A cadre of Soviet psychics, led by a teenaged girl, struggle against a Nazi brigade attempting to resurrect a centuries-dead malevolent spirit and turn the tide of WWII. The animation and production design are courtesy of the visionaries at Studio 4°C, with a story by writers from the Russian studio Molot. The whole package is impressive, but falls a little short especially towards the end—although it’s at the very least a wholly original creation instead of an adaptation of an existing piece of material.
- Creative, original co-production from Japan and Russia.
- Solid animation courtesy of mavericks Studio 4°C.
- Middling story which also peters out somewhat towards the end.
- Director: Yoshiharu Ashino
- Released By: Anchor Bay Entertainment
- Distributed Domestically By: Anchor Bay Entertainment
- Price: $29.99 (DB) / $24.99 (DVD)
- Age Rating: Unrated (suggested for mature audiences)
- Science Fiction
- Alternate History
The occult side of WWII
First Squad: The Moment of Truth deals with an idea that’s been explored before in Western comics and movies like Hellboy, Raiders of the Lost Ark and Captain America. WWII was fought not only by soldiers, but by experts of the occult on both sides—specifically on the Nazi side, thanks to Hitler’s obsession with mystical artifacts and powers.
First Squad’s novel in that it gives us the Russian side of the struggle—“Division Six,” a clandestine unit made up mainly of young people with powers of telepathy, precognition and other supernatural abilities. Among them was little Nadya, formerly of a family of circus performers, drafted into Six along with several cohorts her age (one of whom she has a crush on). When a German division attacks, her comrades are killed and Nadya loses her memory.
We first meet Nadya months after this incident, traveling with a shabby little troupe that goes around entertaining the soldiers on the front lines, USO-style. Her trick is to walk out blindfolded and to correctly say the names of soldiers she’s never met or seen, but it’s no gimmick: she really can do such things. Then she has horrible premonitions of everyone in the area being killed, and seconds later it comes true as German bombs rain down on them all once more.
After much struggle—which includes an encounter with a pair of sneering female German soldiers straight out of Ilsa: She-Wolf of the SS—Nadya finally returns to Moscow and the leader of her unit, a general clandestine enough that his own comrades think he’s dead. The visions Nadya’s been having point towards disaster: the German paranormal squad plans to resurrect a knight who’s been dead for several hundred years and lead him in a key charge against a Russian division, a fight that could turn the tide of the war decisively in the Nazis’ favor (the “Moment of Truth” of the title).

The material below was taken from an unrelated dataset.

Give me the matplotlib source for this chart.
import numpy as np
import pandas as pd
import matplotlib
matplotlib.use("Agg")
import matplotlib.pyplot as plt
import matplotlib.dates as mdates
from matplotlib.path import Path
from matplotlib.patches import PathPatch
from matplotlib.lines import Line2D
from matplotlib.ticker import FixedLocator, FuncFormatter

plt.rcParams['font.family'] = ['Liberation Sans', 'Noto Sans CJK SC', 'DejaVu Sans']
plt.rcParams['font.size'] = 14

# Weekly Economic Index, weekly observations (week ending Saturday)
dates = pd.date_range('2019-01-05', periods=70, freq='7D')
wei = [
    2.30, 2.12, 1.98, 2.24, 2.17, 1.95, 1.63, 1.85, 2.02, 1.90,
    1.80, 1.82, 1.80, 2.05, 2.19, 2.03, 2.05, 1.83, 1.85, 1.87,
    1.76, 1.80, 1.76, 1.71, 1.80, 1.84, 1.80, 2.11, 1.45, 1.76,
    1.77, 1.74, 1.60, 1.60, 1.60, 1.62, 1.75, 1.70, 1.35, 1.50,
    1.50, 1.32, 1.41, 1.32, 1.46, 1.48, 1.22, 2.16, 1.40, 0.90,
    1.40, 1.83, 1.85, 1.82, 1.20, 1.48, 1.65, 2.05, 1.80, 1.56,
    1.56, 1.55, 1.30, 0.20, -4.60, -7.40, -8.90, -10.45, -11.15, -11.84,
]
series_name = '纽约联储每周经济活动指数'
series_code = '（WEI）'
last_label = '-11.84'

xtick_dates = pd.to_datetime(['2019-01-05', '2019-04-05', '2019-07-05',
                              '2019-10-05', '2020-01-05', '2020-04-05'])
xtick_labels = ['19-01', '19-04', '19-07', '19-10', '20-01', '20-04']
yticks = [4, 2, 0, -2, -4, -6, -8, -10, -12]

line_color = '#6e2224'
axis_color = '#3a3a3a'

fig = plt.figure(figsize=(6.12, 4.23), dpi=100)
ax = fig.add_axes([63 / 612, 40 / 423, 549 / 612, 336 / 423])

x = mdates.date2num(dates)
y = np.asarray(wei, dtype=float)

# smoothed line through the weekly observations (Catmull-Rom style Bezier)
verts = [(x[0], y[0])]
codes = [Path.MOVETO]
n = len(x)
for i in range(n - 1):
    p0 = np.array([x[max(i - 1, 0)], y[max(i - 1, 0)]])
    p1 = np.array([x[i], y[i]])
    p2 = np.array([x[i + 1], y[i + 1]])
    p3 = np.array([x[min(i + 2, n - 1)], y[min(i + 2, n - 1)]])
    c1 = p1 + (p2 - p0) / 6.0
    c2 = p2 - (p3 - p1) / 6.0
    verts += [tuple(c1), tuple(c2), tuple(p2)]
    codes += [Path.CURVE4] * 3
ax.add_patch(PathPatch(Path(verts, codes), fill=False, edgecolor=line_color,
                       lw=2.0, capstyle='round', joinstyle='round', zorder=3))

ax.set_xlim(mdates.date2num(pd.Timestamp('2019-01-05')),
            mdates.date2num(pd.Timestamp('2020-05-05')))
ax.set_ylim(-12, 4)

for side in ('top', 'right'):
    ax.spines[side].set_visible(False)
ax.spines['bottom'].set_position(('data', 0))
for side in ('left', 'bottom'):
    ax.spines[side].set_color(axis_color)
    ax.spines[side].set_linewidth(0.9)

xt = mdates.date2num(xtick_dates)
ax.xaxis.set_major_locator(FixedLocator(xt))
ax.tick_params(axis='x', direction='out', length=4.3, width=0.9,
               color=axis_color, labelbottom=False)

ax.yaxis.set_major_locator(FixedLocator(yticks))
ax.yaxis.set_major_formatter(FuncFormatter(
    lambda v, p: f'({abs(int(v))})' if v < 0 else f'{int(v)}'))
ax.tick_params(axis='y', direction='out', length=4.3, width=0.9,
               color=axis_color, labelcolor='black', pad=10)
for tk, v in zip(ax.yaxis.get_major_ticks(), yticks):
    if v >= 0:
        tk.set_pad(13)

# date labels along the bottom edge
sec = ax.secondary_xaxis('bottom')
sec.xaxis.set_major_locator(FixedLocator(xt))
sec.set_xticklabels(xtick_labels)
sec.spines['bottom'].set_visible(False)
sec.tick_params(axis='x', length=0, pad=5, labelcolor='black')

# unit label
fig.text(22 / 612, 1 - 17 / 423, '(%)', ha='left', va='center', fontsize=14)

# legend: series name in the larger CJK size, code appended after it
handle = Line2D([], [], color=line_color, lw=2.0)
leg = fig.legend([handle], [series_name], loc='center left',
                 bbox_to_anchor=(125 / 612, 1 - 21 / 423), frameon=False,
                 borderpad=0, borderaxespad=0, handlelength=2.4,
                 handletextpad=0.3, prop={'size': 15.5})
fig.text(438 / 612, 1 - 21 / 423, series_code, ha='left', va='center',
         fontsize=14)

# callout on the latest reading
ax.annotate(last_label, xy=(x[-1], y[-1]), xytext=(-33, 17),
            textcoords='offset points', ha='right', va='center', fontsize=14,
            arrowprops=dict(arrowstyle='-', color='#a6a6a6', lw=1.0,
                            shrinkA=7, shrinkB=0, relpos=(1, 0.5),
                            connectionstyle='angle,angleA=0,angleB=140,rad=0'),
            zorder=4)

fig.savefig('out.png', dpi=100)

Division Six’s plan to fight this is no less crazy. They will use a newly-developed piece of technology to allow Nadya to make contact with the world of the dead and persuade her deceased comrades to cross the veil and help prevent history from shifting. They don’t need a whole lot of persuading, as it turns out, but there are complications all along the way—like how Nadya’s comrades have to fight their way back up into the real world through Nadya’s subconscious, which is a rather hostile place to be.

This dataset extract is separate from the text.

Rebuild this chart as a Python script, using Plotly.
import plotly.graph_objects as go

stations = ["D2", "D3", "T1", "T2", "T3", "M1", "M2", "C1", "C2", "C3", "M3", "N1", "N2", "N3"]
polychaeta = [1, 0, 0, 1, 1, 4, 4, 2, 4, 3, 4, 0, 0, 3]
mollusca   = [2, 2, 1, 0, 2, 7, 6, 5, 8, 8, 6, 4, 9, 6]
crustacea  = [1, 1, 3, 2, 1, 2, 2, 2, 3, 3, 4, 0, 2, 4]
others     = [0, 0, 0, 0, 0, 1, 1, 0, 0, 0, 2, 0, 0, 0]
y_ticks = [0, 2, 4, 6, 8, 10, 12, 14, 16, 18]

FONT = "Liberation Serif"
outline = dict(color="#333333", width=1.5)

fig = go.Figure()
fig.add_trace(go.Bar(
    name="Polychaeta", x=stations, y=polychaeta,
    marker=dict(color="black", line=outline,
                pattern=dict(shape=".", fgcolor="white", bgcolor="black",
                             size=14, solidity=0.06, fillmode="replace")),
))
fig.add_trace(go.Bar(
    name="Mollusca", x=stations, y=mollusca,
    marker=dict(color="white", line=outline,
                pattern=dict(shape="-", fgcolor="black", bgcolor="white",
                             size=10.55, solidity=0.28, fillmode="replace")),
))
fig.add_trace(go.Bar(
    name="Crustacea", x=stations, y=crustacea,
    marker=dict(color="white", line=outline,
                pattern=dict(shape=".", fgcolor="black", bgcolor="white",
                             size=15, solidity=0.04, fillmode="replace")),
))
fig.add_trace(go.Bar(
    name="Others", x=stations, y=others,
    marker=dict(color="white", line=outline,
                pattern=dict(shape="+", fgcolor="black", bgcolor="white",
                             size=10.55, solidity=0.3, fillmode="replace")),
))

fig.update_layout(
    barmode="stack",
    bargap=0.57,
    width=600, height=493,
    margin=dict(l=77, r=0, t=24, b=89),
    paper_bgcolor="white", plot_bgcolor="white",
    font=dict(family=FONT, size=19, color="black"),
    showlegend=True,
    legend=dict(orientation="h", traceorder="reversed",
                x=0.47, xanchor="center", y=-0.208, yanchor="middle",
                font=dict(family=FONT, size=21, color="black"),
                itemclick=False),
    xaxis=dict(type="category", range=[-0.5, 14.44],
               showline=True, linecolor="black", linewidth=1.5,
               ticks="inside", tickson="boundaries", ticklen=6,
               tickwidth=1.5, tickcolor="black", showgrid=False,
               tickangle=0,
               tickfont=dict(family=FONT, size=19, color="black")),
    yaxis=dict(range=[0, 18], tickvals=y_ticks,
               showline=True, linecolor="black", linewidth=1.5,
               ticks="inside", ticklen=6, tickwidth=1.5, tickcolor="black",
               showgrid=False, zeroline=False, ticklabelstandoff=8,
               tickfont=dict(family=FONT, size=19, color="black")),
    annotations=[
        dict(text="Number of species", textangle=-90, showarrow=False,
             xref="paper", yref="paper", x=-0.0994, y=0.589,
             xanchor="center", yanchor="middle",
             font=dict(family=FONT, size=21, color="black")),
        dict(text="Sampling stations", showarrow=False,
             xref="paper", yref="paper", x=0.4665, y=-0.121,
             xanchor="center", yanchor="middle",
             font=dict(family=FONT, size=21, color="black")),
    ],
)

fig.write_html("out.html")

Great looks, somewhat less-than-great story
The biggest and most obvious notable thing about First Squad is that it’s a Russian-Japanese co-production—one of the first of its kind, at least on this scale. Japanese animation studios have gradually started to collaborate on a broader scale with foreign cohorts; one of the biggest and most memorable such products was (and is) Afro Samurai. Such crossovers are a source of new ideas and inspiration, even if they sometimes fall short of the mark.
First Squad does fall a little short sometimes, but one area where it doesn’t fall down badly is the animation. The actual art was produced by Studio 4°C, the folks behind everything from The Animatrix to the new Thundercats animated series. It’s a little stiff at times, but there are endless standout moments: the battle scenes, the psychic warfare sequences, or a finely-choreographed moment when Nadya jumps onto a moving train—the wrong train—and has to quickly change tracks or be shot dead. One clear tipoff you’re dealing with a production company that makes anime is in the cutesy touches—like Nadya’s sword, which is a) a katana and b) has a bear charm hanging from it.
Less effective, but still interesting, is the way the directors have interspersed talking-heads clips from historians, war veterans, researchers, etc. in an attempt to give First Squad a mockumentary flavor. I was on the fence as to whether this made the whole thing more credible (as if that mattered!), or whether it was just an attempt to add some minutes to the movie’s running time. The biggest flaw is the ending, which seems great in theory—resurrected undead knights charging Russian soldiers on a frozen lake with psychic children battling them!—but the way it plays out on screen comes off as a little ridiculous. And the whole thing ends with a hook to allow a sequel, although I doubt one will be produced anytime soon.
Complaints aside, First Squad is a striking project. It’s an original, and that automatically makes it a little more interesting than the hordes of manga adaptations and spin-offs that usually crowd the release schedules in a given year.